Chris has addressed this. msgnums is list of the data components of the
IMAP response. By going str(msgnums) you're not getting "the message
numbers as text" you're getting what printing a list prints. Which is
roughly Python code: the brakcets and the repr() of each list member.

Notice that the example code accessed msgnums[0] - that is the first
data component, a bytes. That you _can_ convert to a string (under
assumptions about the encoding).

By getting the "str" form of a list, you're forced into the weird [3:-2]
hack to ttrim the ends. But it is just a hack for a transcription
mistake, not a sane parse.

>So I was guessing that it might be an array containing a single a
>string and that refering to the first element of the array turns into
>a string with which split() can used. But 'print(msgnums[0].split())'
>prints
>
>[b'1', b'2', b'3', b'4', b'5']

msgnums[0] is bytes. You can do most str things with bytes (because that
was found to be often useful) but you get bytes back from those
operations as you'd hope.

>so I can only guess what that's supposed to mean: maybe an array of
>many bytes? The documentation[1] clearly says: "The message_set
>options to commands below is a string [...]"

But that is the parameter to the _call_: your '(UID)' parameter.

>I also need to work with message uids rather than message numbers
>because the numbers can easily change. There doesn't seem to be a way
>to do that with this library in python.

By asking for UIDs you're getting uids. Do they not work in subsequent
calls?

>So it's all guesswork, and I gave up after a while and programmed what
>I wanted in perl. The documentation of this library sucks, and there
>are worlds between it and the documentation for the libraries I used
>with perl.

I think you're better of looking for another Python imap library. The
imaplib was basic functionality to (a) access the rpotocol in basic form
and (b) conceal the async stuff, since IMAP is an asynchronous protocol.

You can in fact subclass it to do better things. Other library might do
thatm or they might have written their own protocol implementations.

>That doesn't mean I don't want to understand why this is so unwieldy.
>It's all nice and smooth in perl.

But using what library? Something out of CPAN? Those are third party
libraries, not Perl's presupplied stuff.

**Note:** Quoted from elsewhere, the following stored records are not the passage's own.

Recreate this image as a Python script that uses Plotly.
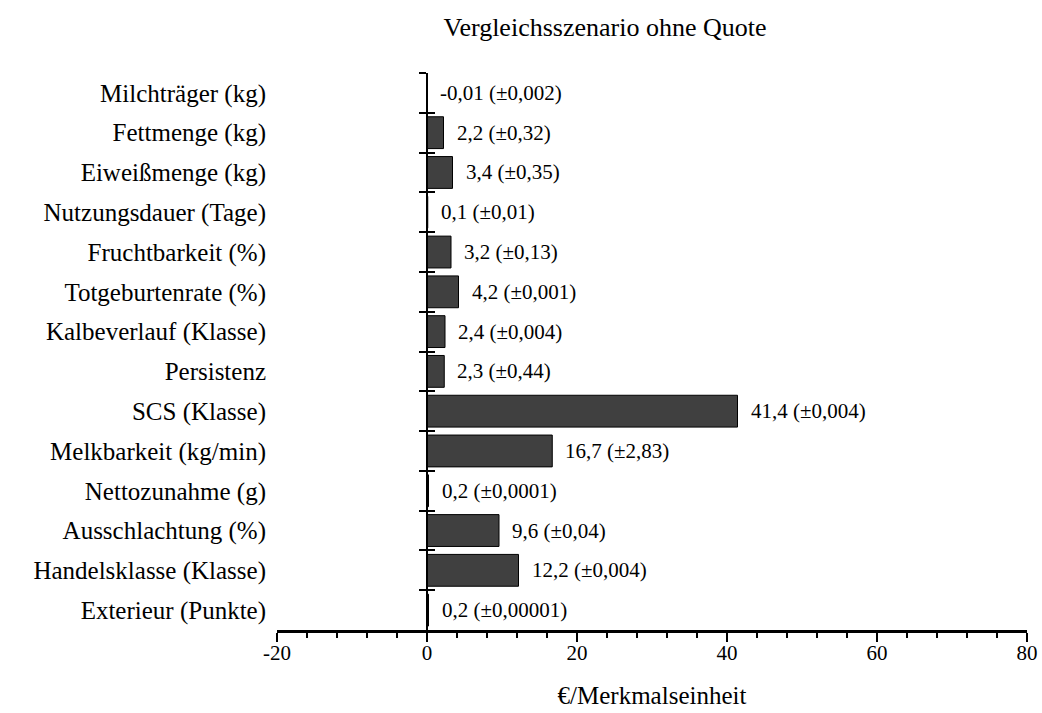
import plotly.graph_objects as go

categories = ["Milchträger (kg)", "Fettmenge (kg)", "Eiweißmenge (kg)", "Nutzungsdauer (Tage)",
              "Fruchtbarkeit (%)", "Totgeburtenrate (%)", "Kalbeverlauf (Klasse)", "Persistenz",
              "SCS (Klasse)", "Melkbarkeit (kg/min)", "Nettozunahme (g)", "Ausschlachtung (%)",
              "Handelsklasse (Klasse)", "Exterieur (Punkte)"]
values = [-0.01, 2.2, 3.4, 0.1, 3.2, 4.2, 2.4, 2.3, 41.4, 16.7, 0.2, 9.6, 12.2, 0.2]
value_labels = ["-0,01", "2,2", "3,4", "0,1", "3,2", "4,2", "2,4", "2,3", "41,4", "16,7", "0,2", "9,6", "12,2", "0,2"]
error_labels = ["0,002", "0,32", "0,35", "0,01", "0,13", "0,001", "0,004", "0,44", "0,004", "2,83",
                "0,0001", "0,04", "0,004", "0,00001"]
x_ticks = [-20, 0, 20, 40, 60, 80]
x_tick_text = ["-20", "0", "20", "40", "60", "80"]

FONT = "Liberation Serif, Times New Roman, serif"
n = len(categories)
yrange = [n - 0.5, -0.5]

W, H = 1042, 713

fig = go.Figure()
fig.add_trace(go.Bar(
    x=values, y=categories, orientation="h",
    marker=dict(color="#404040", line=dict(color="#000000", width=1)),
    width=0.8, hoverinfo="skip", showlegend=False,
))
# invisible traces to drive the axis at x=0 (ticks crossing)
for ax in ["y2", "y3"]:
    fig.add_trace(go.Scatter(x=[0] * n, y=categories, yaxis=ax, mode="markers",
                             marker=dict(opacity=0), hoverinfo="skip", showlegend=False))

for v, vl, el, c in zip(values, value_labels, error_labels, categories):
    fig.add_annotation(x=max(v, 0), y=c, text=f"{vl} (±{el})", showarrow=False,
                       xanchor="left", yanchor="middle", xshift=11,
                       font=dict(family=FONT, size=21, color="black"))

fig.update_layout(
    width=W, height=H,
    margin=dict(l=277, r=15, t=73, b=83, autoexpand=False),
    paper_bgcolor="white", plot_bgcolor="white",
    title=dict(text="Vergleichsszenario ohne Quote", x=605 / W, xanchor="center",
               y=1 - 27 / H, yanchor="middle", font=dict(family=FONT, size=26, color="black")),
    font=dict(family=FONT, color="black"),
    xaxis=dict(range=[-20, 80], tickvals=x_ticks, ticktext=x_tick_text, ticks="outside", ticklen=9, tickwidth=2,
               tickcolor="black", showline=True, linecolor="black", linewidth=3,
               showgrid=False, zeroline=False, automargin=False, ticklabelstandoff=-7,
               minor=dict(dtick=4, tick0=-20, ticks="outside", ticklen=5, tickwidth=2, tickcolor="black"),
               tickfont=dict(family=FONT, size=21, color="black"),
               title=dict(text="€/Merkmalseinheit", font=dict(family=FONT, size=25, color="black"), standoff=23)),
    yaxis=dict(type="category", categoryorder="array", categoryarray=categories, range=yrange,
               showline=False, ticks="", showgrid=False, zeroline=False, ticklabelstandoff=10,
               automargin=False, tickfont=dict(family=FONT, size=25, color="black")),
    yaxis2=dict(type="category", categoryorder="array", categoryarray=categories, range=yrange,
                overlaying="y", anchor="free", position=0.2, showline=True, linecolor="black", linewidth=2,
                ticks="outside", tickson="boundaries", ticklen=7, tickwidth=2, tickcolor="black",
                showticklabels=False, showgrid=False, zeroline=False, automargin=False),
    yaxis3=dict(type="category", categoryorder="array", categoryarray=categories, range=yrange,
                overlaying="y", anchor="free", position=0.2, showline=False,
                ticks="inside", tickson="boundaries", ticklen=7, tickwidth=2, tickcolor="black",
                showticklabels=False, showgrid=False, zeroline=False, automargin=False),
)

fig.write_html("out.html", config={"displayModeBar": False},
               post_script=["document.body.style.margin='0';document.body.style.overflow='hidden';"])
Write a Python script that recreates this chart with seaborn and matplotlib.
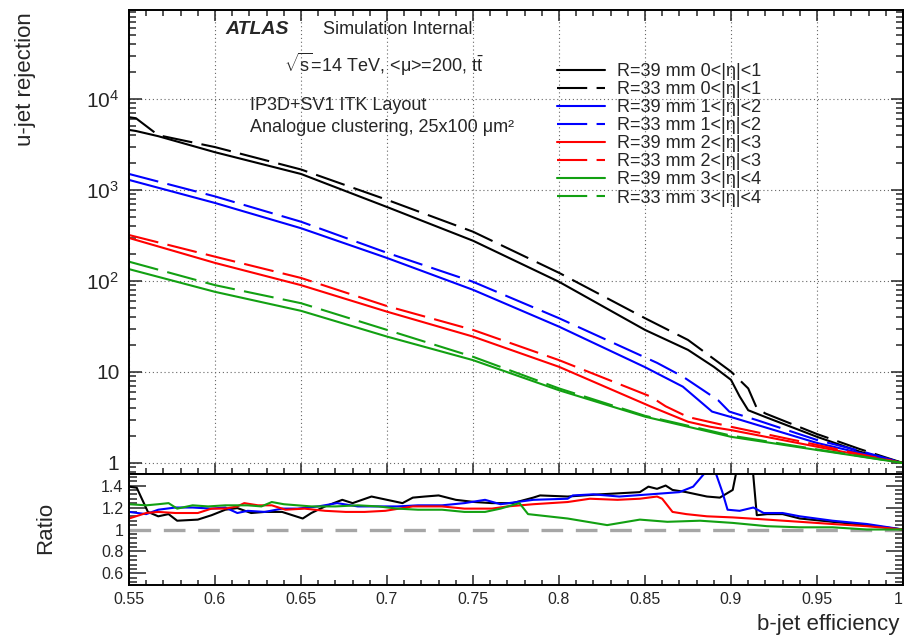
import matplotlib
matplotlib.use("Agg")
import matplotlib.pyplot as plt
from matplotlib.ticker import FixedLocator, FixedFormatter, MultipleLocator, LogLocator, NullFormatter
import seaborn as sns

# ---------------- b-tagging performance: u-jet rejection vs b-jet efficiency ----------------
# |eta| < 1
eff_eta01_r39 = [0.55, 0.554, 0.567, 0.60, 0.65, 0.70, 0.75, 0.80, 0.85, 0.875, 0.89, 0.90, 0.905, 0.91, 0.92, 0.95, 0.975, 1.0]
rej_eta01_r39 = [4570, 4450, 3900, 2600, 1500, 650, 277, 98, 29, 17.5, 11.4, 8.2, 5.4, 3.8, 3.2, 1.94, 1.33, 1.0]
eff_eta01_r33 = [0.55, 0.554, 0.567, 0.60, 0.65, 0.70, 0.75, 0.80, 0.85, 0.875, 0.90, 0.91, 0.915, 0.92, 0.95, 0.975, 1.0]
rej_eta01_r33 = [6300, 6150, 4000, 2960, 1680, 780, 348, 123, 39, 22.5, 10.1, 6.6, 4.0, 3.5, 2.08, 1.42, 1.0]

# 1 < |eta| < 2
eff_eta12_r39 = [0.55, 0.60, 0.65, 0.70, 0.75, 0.80, 0.85, 0.872, 0.889, 0.90, 0.95, 0.975, 1.0]
rej_eta12_r39 = [1290, 720, 380, 179, 80, 31.5, 11.3, 6.9, 3.67, 3.2, 1.66, 1.29, 1.0]
eff_eta12_r33 = [0.55, 0.60, 0.65, 0.70, 0.75, 0.80, 0.857, 0.872, 0.8925, 0.899, 0.915, 0.95, 0.975, 1.0]
rej_eta12_r33 = [1500, 850, 448, 204, 98, 39, 12.6, 8.9, 4.9, 3.67, 2.96, 1.79, 1.36, 1.0]

# 2 < |eta| < 3
eff_eta23_r39 = [0.55, 0.60, 0.65, 0.70, 0.75, 0.80, 0.853, 0.875, 0.888, 0.90, 0.95, 0.975, 1.0]
rej_eta23_r39 = [297, 158, 90, 46, 24.5, 11.4, 4.2, 2.84, 2.5, 2.3, 1.51, 1.22, 1.0]
eff_eta23_r33 = [0.55, 0.60, 0.65, 0.70, 0.75, 0.80, 0.853, 0.862, 0.875, 0.90, 0.95, 0.975, 1.0]
rej_eta23_r33 = [320, 185, 108, 53, 29, 13.5, 5.4, 4.2, 3.2, 2.5, 1.58, 1.25, 1.0]

# 3 < |eta| < 4
eff_eta34 = [0.55, 0.60, 0.65, 0.70, 0.75, 0.80, 0.85, 0.90, 0.95, 0.975, 1.0]
rej_eta34_r39 = [135, 76, 47, 24.5, 13.5, 6.3, 3.23, 1.94, 1.39, 1.18, 1.0]
rej_eta34_r33 = [163, 90, 57, 29, 14.7, 6.6, 3.3, 2.0, 1.41, 1.19, 1.0]

# ---------------- ratio R=33 / R=39 ----------------
ratio_eff_eta01 = [0.55, 0.5545, 0.561, 0.567, 0.573, 0.578, 0.59, 0.598, 0.606, 0.613, 0.621, 0.629,
                   0.639, 0.645, 0.651, 0.656, 0.664, 0.674, 0.680, 0.691, 0.700, 0.709, 0.715, 0.722,
                   0.730, 0.740, 0.751, 0.761, 0.773, 0.785, 0.789, 0.805, 0.824, 0.847, 0.852, 0.857,
                   0.862, 0.866, 0.874, 0.886, 0.8935, 0.901, 0.906, 0.9115, 0.915, 0.921, 0.930, 0.940,
                   0.959, 0.979, 1.0]
ratio_eta01 = [1.39, 1.38, 1.16, 1.12, 1.14, 1.08, 1.09, 1.13, 1.18, 1.195, 1.15, 1.16,
               1.16, 1.13, 1.10, 1.15, 1.21, 1.27, 1.24, 1.30, 1.27, 1.24, 1.29, 1.30,
               1.31, 1.27, 1.25, 1.24, 1.24, 1.29, 1.31, 1.30, 1.32, 1.34, 1.39, 1.37,
               1.40, 1.36, 1.34, 1.30, 1.29, 1.36, 1.75, 1.75, 1.13, 1.14, 1.14, 1.10,
               1.07, 1.04, 1.0]

ratio_eff_eta12 = [0.55, 0.560, 0.567, 0.577, 0.587, 0.598, 0.606, 0.613, 0.619, 0.629, 0.639, 0.648,
                   0.660, 0.671, 0.683, 0.695, 0.706, 0.718, 0.732, 0.745, 0.757, 0.766, 0.785, 0.805,
                   0.808, 0.820, 0.835, 0.853, 0.870, 0.878, 0.884, 0.888, 0.891, 0.895, 0.898, 0.905,
                   0.913, 0.919, 0.930, 0.940, 0.959, 0.979, 1.0]
ratio_eta12 = [1.16, 1.14, 1.18, 1.20, 1.20, 1.19, 1.20, 1.15, 1.17, 1.16, 1.19, 1.19,
               1.21, 1.24, 1.21, 1.21, 1.21, 1.22, 1.22, 1.24, 1.27, 1.23, 1.27, 1.28,
               1.31, 1.32, 1.30, 1.32, 1.34, 1.39, 1.50, 1.55, 1.52, 1.34, 1.18, 1.17,
               1.20, 1.15, 1.15, 1.12, 1.08, 1.05, 1.0]

ratio_eff_eta23 = [0.55, 0.560, 0.567, 0.577, 0.590, 0.598, 0.606, 0.613, 0.617, 0.625, 0.633, 0.641,
                   0.652, 0.664, 0.676, 0.687, 0.699, 0.715, 0.732, 0.745, 0.761, 0.770, 0.785, 0.805,
                   0.818, 0.834, 0.847, 0.857, 0.860, 0.866, 0.874, 0.886, 0.901, 0.921, 0.940, 0.959,
                   0.979, 1.0]
ratio_eta23 = [1.10, 1.15, 1.16, 1.15, 1.15, 1.19, 1.19, 1.21, 1.24, 1.22, 1.22, 1.18,
               1.19, 1.17, 1.16, 1.16, 1.17, 1.21, 1.21, 1.19, 1.19, 1.21, 1.23, 1.25,
               1.28, 1.27, 1.28, 1.30, 1.28, 1.16, 1.14, 1.12, 1.11, 1.09, 1.07, 1.05,
               1.03, 1.0]

ratio_eff_eta34 = [0.55, 0.560, 0.567, 0.573, 0.578, 0.587, 0.596, 0.606, 0.619, 0.627, 0.633, 0.640,
                   0.648, 0.656, 0.670, 0.683, 0.695, 0.706, 0.718, 0.732, 0.745, 0.757, 0.766, 0.777,
                   0.782, 0.805, 0.828, 0.847, 0.863, 0.882, 0.901, 0.921, 0.940, 0.959, 0.979, 1.0]
ratio_eta34 = [1.23, 1.22, 1.23, 1.24, 1.19, 1.22, 1.21, 1.22, 1.22, 1.21, 1.25, 1.23,
               1.22, 1.21, 1.21, 1.22, 1.21, 1.19, 1.18, 1.18, 1.16, 1.16, 1.19, 1.24,
               1.14, 1.10, 1.04, 1.09, 1.07, 1.08, 1.06, 1.03, 1.02, 1.02, 1.0, 1.0]

# ---------------- labels ----------------
eta_bins = ["0<|η|<1", "1<|η|<2", "2<|η|<3", "3<|η|<4"]
radii = ["R=39 mm", "R=33 mm"]
colors = ["#000000", "#0000ff", "#ff0000", "#12a012"]

xtick_vals = [0.55, 0.60, 0.65, 0.70, 0.75, 0.80, 0.85, 0.90, 0.95, 1.00]
xtick_labels = ["0.55", "0.6", "0.65", "0.7", "0.75", "0.8", "0.85", "0.9", "0.95", "1"]
main_ytick_vals = [1, 10, 100, 1000, 10000]
main_ytick_labels = ["1", "10", r"$10^{2}$", r"$10^{3}$", r"$10^{4}$"]
ratio_ytick_vals = [0.6, 0.8, 1.0, 1.2, 1.4]
ratio_ytick_labels = ["0.6", "0.8", "1", "1.2", "1.4"]

# ---------------- style ----------------
sns.set_style("ticks")
plt.rcParams["font.family"] = ["Liberation Sans", "DejaVu Sans"]
plt.rcParams["mathtext.fontset"] = "custom"
plt.rcParams["mathtext.rm"] = "Liberation Sans"
plt.rcParams["mathtext.it"] = "Liberation Sans:italic"
plt.rcParams["mathtext.bf"] = "Liberation Sans:bold"

W, H = 905, 638
fig = plt.figure(figsize=(W / 100, H / 100), dpi=100)
fig.patch.set_facecolor("white")


def fx(px):
    return px / W


def fy(py):
    return 1 - py / H


ax = fig.add_axes([fx(129), fy(474), (903 - 129) / W, (474 - 10) / H])
axr = fig.add_axes([fx(129), fy(585), (903 - 129) / W, (585 - 474) / H])

LW = 1.5
DASH = (0, (14.5, 4.5))

curves = [
    (eff_eta01_r39, rej_eta01_r39, eff_eta01_r33, rej_eta01_r33),
    (eff_eta12_r39, rej_eta12_r39, eff_eta12_r33, rej_eta12_r33),
    (eff_eta23_r39, rej_eta23_r39, eff_eta23_r33, rej_eta23_r33),
    (eff_eta34, rej_eta34_r39, eff_eta34, rej_eta34_r33),
]

for (x39, y39, x33, y33), col, eta in zip(curves, colors, eta_bins):
    sns.lineplot(x=x39, y=y39, ax=ax, color=col, linewidth=LW, estimator=None, sort=False,
                 label=f"{radii[0]} {eta}")
    sns.lineplot(x=x33, y=y33, ax=ax, color=col, linewidth=LW, linestyle=DASH, estimator=None,
                 sort=False, label=f"{radii[1]} {eta}")

ax.set_yscale("log")
ax.set_xlim(0.55, 1.0)
ax.set_ylim(0.757, 9.5e4)
ax.xaxis.set_major_locator(FixedLocator(xtick_vals))
ax.xaxis.set_minor_locator(MultipleLocator(0.01))
ax.set_xticklabels([])
ax.yaxis.set_major_locator(FixedLocator(main_ytick_vals))
ax.yaxis.set_major_formatter(FixedFormatter(main_ytick_labels))
ax.yaxis.set_minor_locator(LogLocator(base=10, subs=range(2, 10), numticks=20))
ax.yaxis.set_minor_formatter(NullFormatter())
ax.grid(True, which="major", linestyle=(0, (1, 2.5)), color="#666666", linewidth=0.8)
ax.tick_params(axis="both", which="both", direction="in", top=True, right=True, width=1.1)
ax.tick_params(axis="x", which="major", length=8)
ax.tick_params(axis="x", which="minor", length=4)
ax.tick_params(axis="y", which="major", length=9, labelsize=15, pad=7)
ax.tick_params(axis="y", which="minor", length=5)
ax.set_xlabel("")
ax.set_ylabel("")

handles, labels = ax.get_legend_handles_labels()
ax.legend(handles, labels, loc="upper left", bbox_to_anchor=(fx(557), fy(63)),
          bbox_transform=fig.transFigure, frameon=False, fontsize=13,
          handlelength=2.66, handletextpad=0.66, labelspacing=0.06,
          borderpad=0, borderaxespad=0)

# ratio panel
ratio_sets = [
    (ratio_eff_eta01, ratio_eta01),
    (ratio_eff_eta12, ratio_eta12),
    (ratio_eff_eta23, ratio_eta23),
    (ratio_eff_eta34, ratio_eta34),
]
axr.axhline(1.0, color="#a6a6a6", linewidth=2.4, linestyle=(0, (6.5, 3.8)), zorder=1)
for (rx, ry), col in zip(ratio_sets, colors):
    sns.lineplot(x=rx, y=ry, ax=axr, color=col, linewidth=LW, estimator=None, sort=False,
                 legend=False)

axr.set_xlim(0.55, 1.0)
axr.set_ylim(0.495, 1.505)
axr.xaxis.set_major_locator(FixedLocator(xtick_vals))
axr.xaxis.set_major_formatter(FixedFormatter(xtick_labels))
axr.xaxis.set_minor_locator(MultipleLocator(0.01))
axr.yaxis.set_major_locator(FixedLocator(ratio_ytick_vals))
axr.yaxis.set_major_formatter(FixedFormatter(ratio_ytick_labels))
axr.yaxis.set_minor_locator(MultipleLocator(0.04))
axr.tick_params(axis="both", which="both", direction="in", top=False, right=True, width=1.1)
axr.tick_params(axis="x", which="major", length=7, labelsize=11.5, pad=5)
axr.tick_params(axis="x", which="minor", length=3.5)
axr.tick_params(axis="y", which="major", length=12, labelsize=11.5, pad=4)
axr.tick_params(axis="y", which="minor", length=6)
axr.set_xlabel("")
axr.set_ylabel("")

# keep the last efficiency label inside the canvas
fig.canvas.draw()
axr.get_xticklabels()[-1].set_horizontalalignment("right")

for a in (ax, axr):
    for sp in a.spines.values():
        sp.set_linewidth(1.4)
        sp.set_color("black")

# axis titles
fig.text(fx(25.5), fy(12), "u-jet rejection", rotation=90, ha="center", va="top", fontsize=16)
fig.text(fx(46), fy(528), "Ratio", rotation=90, ha="center", va="center", fontsize=16)
fig.text(fx(899), fy(630), "b-jet efficiency", ha="right", va="baseline", fontsize=16)

# annotations
fig.text(fx(225), fy(34), "ATLAS", fontsize=14, fontweight="bold", fontstyle="italic", va="baseline")
fig.text(fx(323), fy(34), "Simulation Internal", fontsize=13, va="baseline")
fig.text(fx(284), fy(72), r"$\sqrt{\mathrm{s}}$=14 TeV, <μ>=200, $\mathrm{t\bar{t}}$", fontsize=13, va="baseline")
fig.text(fx(250), fy(110), "IP3D+SV1 ITK Layout", fontsize=13, va="baseline")
fig.text(fx(250), fy(132), "Analogue clustering, 25x100 μm²", fontsize=13, va="baseline")

fig.savefig("out.png", dpi=100)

The equivalent for Python is
pypi.org. Look there.

>>It is just breaking apart data[0] into strings which were separated by
>>whitespace in the response. And then using those same strings as keys
>>for the .fecth() call. That doesn't seem complex, and in fact is blind
>>to the format of the "message numbers" returned. It just takes what it
>>is handed and uses those to fetch each message.
>
>That's not what the documentation says.

The _example code_ is blind to them, whatever the semantics of the docs.
It just gets the uids and fetches with them. Aside from .split(),
there's no parsing or deep understanding of the uid.

>>IMAP's quite complex. Have you read RFC2060?
>>
>> https://datatracker.ietf.org/doc/html/rfc2060.html
>
>Yes, I referred to it and it didn't become any more clear in
>combination with the documentation of the python library.

IMAP's like that :-)

>>The imaplib library is probably a fairly basic wrapper for the
>>underlying protocol which provides methods for the basic client requests
>>and conceals the asynchronicity from the user for ease of (basic) use.
>
>Skip Montanaro seems to say that the byte problem comes from the
>change from python 2 to 3 and there is a better library now:
>https://pypi.org/project/IMAPClient/

And someone mentioned imaplib2. There are several choices.

>But the documentation seems even more sparse than the one for imaplib.
>Is it a general thing with python that libraries are not well
>documented?

That depends on the library - it is of course at the whim of the
developer. Heavily used powerful libraries are usually well documented,
eg numpy. A random hacker's published module? Might have nothing.

Wrappers for protocols like IMAP might have a bit of doco and expect the
useful to infer stuff from knowledge of the protocol itself.

[...]
>>Anyway, the IMAP response are bytes containing text. You get a lot of
>>bytes.
>
>Well, ok, but it's not helpful that b is being inserted like
>everywhere,

Only when you _print_ them. That "b" is an idicator that this is a bytes
object being printed in a stringlike form because that is often a useful
representation. Nothings inserting a "b" in the data itself.

>and I have to keep asking myself what I'm looking at because bytes are
>bytes.

If you've got b'abc', that is a printout of a 3 byte string. _Not_ the
string itself.

>Since the documentation is so bad, I had to figure it out by trial and
>error and by printing stuff and making guesses and assumptions.
>That's just not the way to program something.

No. But _many_ modules are what the original author needed to get
something done, and neither complete nor perfectly documented. Life's
too short. Well used module tend to become more complete, elegant and
documented over time, _if_ people other than the author use them.

>>When you go:
>>
>> text = str(data)
>>
>>that is _assuming_ a particular text encoding stored in the data. You
>>really ought to specify an encoding here. If you've not specified the
>>CHARSET for things, 'ascii' would be a conservative choice. The IMAP RFC
>>talks about what to expect in section 4 (Data Formats). There's quite a
>>lot of possible response formats and I can understand imaplib not
>>getting deeply into decoding these.
>
>UTF8 is the default since quite a while now. Why doesn't it just use that?